18 Ağustos Pazartesi gecesi, CNN Türk televizyonunun gece haberlerinde spiker (elbette şaşkınlıkla falan değil, prompter’den önceden yazılmış bir metni okuyarak) şöyle dedi: “Gaziantep’te işçiler artık sadece kendi hemşehrileriyle savaşmak zorunda değil, şimdi bir de Suriyeliler var.” İşçi kardeşlerimiz, sistemin sesi olan, Doğan Holding medyasının incilerinden CNN Türk’ün bu dil sürçmesine, ağızdan kaçırdığı bu lafa dikkat etsinler. Ne diyor? Bugüne kadar işçiler demek ki kendi hemşehrileri ile “savaşıyorlarmış”! İşte size kapitalizm! İnsanı insanın kurdu haline getirir!

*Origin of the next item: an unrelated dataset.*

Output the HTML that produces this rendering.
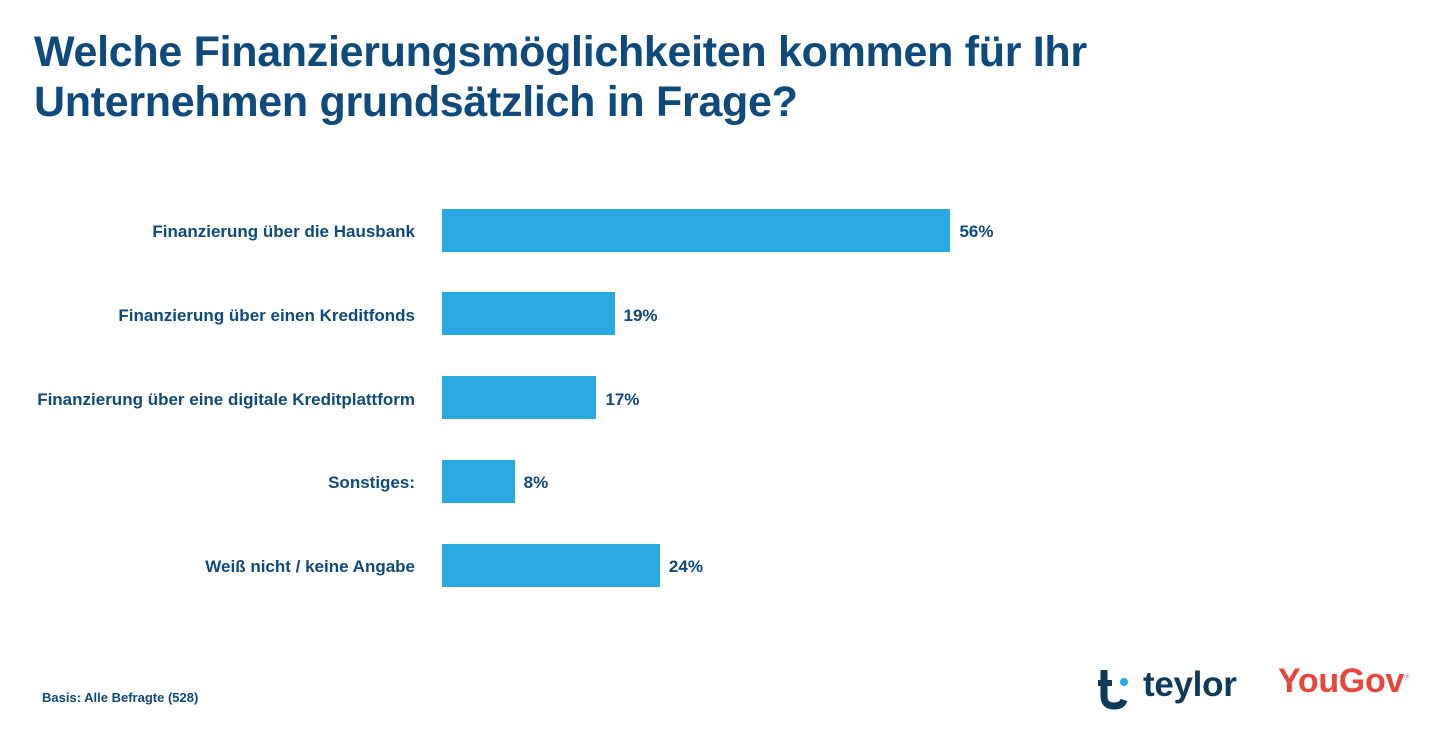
<!DOCTYPE html>
<html><head><meta charset="utf-8"><style>
body{margin:0;width:1456px;height:741px;background:#fff;font-family:"Liberation Sans",sans-serif;overflow:hidden;position:relative}
h1{position:absolute;left:34px;top:27px;margin:0;font-size:43px;line-height:50px;color:#0e4a7b;font-weight:bold;letter-spacing:-0.3px}
.lbl{position:absolute;right:1041px;font-size:17px;font-weight:bold;color:#0e4a7b;white-space:nowrap;transform:translateY(-50%)}
.bar{position:absolute;left:442px;height:43px;background:#29abe2}
.val{position:absolute;font-size:17px;font-weight:bold;color:#0e4a7b;transform:translateY(-50%)}
.foot{position:absolute;left:42px;top:690px;font-size:13px;font-weight:bold;color:#0e4a7b}
</style></head><body>
<h1>Welche Finanzierungsmöglichkeiten kommen für Ihr<br>Unternehmen grundsätzlich in Frage?</h1>
<div id="chart"></div>
<div class="foot">Basis: Alle Befragte (528)</div>
<div style="position:absolute;left:1096px;top:668px;width:150px;height:44px">
<svg width="40" height="44" style="position:absolute;left:0;top:0"><path d="M8 2 V28 Q8 38 18 38 Q26 38 28 32" stroke="#0e3a5c" stroke-width="7" fill="none"/><path d="M2 15 H16" stroke="#0e3a5c" stroke-width="6"/><circle cx="28" cy="14" r="4" fill="#29abe2"/></svg>
<span style="position:absolute;left:47px;top:-3px;font-size:35px;font-weight:bold;color:#0e3a5c;letter-spacing:-0.3px">teylor</span></div>
<div style="position:absolute;left:1278px;top:662px;font-size:34px;font-weight:bold;color:#e8453c;letter-spacing:-0.3px">YouGov<sup style="font-size:8px;color:#aaa">®</sup></div>
<script>
const categories=["Finanzierung über die Hausbank","Finanzierung über einen Kreditfonds","Finanzierung über eine digitale Kreditplattform","Sonstiges:","Weiß nicht / keine Angabe"];
const values=[56,19,17,8,24];
const valueLabels=["56%","19%","17%","8%","24%"];
const x=v=>v*9.08;
const y=i=>230+i*83.8;
const c=document.getElementById('chart');
categories.forEach((cat,i)=>{
 const l=document.createElement('div');l.className='lbl';l.style.top=(y(i)+2)+'px';l.textContent=cat;
 
 
 c.appendChild(l);
 const b=document.createElement('div');b.className='bar';b.style.top=(y(i)-21.5)+'px';b.style.width=x(values[i])+'px';
 
 
 c.appendChild(b);
 const v=document.createElement('div');v.className='val';v.style.top=(y(i)+2)+'px';v.style.left=(442+x(values[i])+9)+'px';v.textContent=valueLabels[i];
 
 
 c.appendChild(v);
});
</script>
</body></html>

Antepli işçilerin yapması gereken açık. Oklarını kapitalistlere ve onların devletine çevirmeliler. Kapitalistlere karşı örgütlenmeli, işyeri, işkolu ve Antep ölçeğinde birleşerek ve sendikalaşarak ücretlerin düşürülmesini engellemeliler. “Bu uzun sürer” diyenlere başka yollar da göstermek mümkün. Dönün belediyeye kiraların dondurulmasını talep edin. Dönün merkezi devlete Suriyelilere konut bulunmasını talep edin, kamu eliyle yapılacak inşaatlarda ücretlerin en az asgari ücret düzeyinde olmasını sağlanması görevinin devletin olduğunu söyleyin. Dönün Çalışma Bakanlığı’na “senin işin ne, bunlar köle mi, herkesin gözü önünde asgari ücretin altında, üç onluğa işçi çalıştırılıyor, kamulaştırsana o işyerlerini” deyin.
İşçi kardeşlerimiz bu arsız kapitalist sisteme boyun eğdikçe, daha çoook “hemşehrisi ile savaşır", daha çoook Suriyeli avına çıkar. Ama hedef şaşırdığı için kendi avlanır.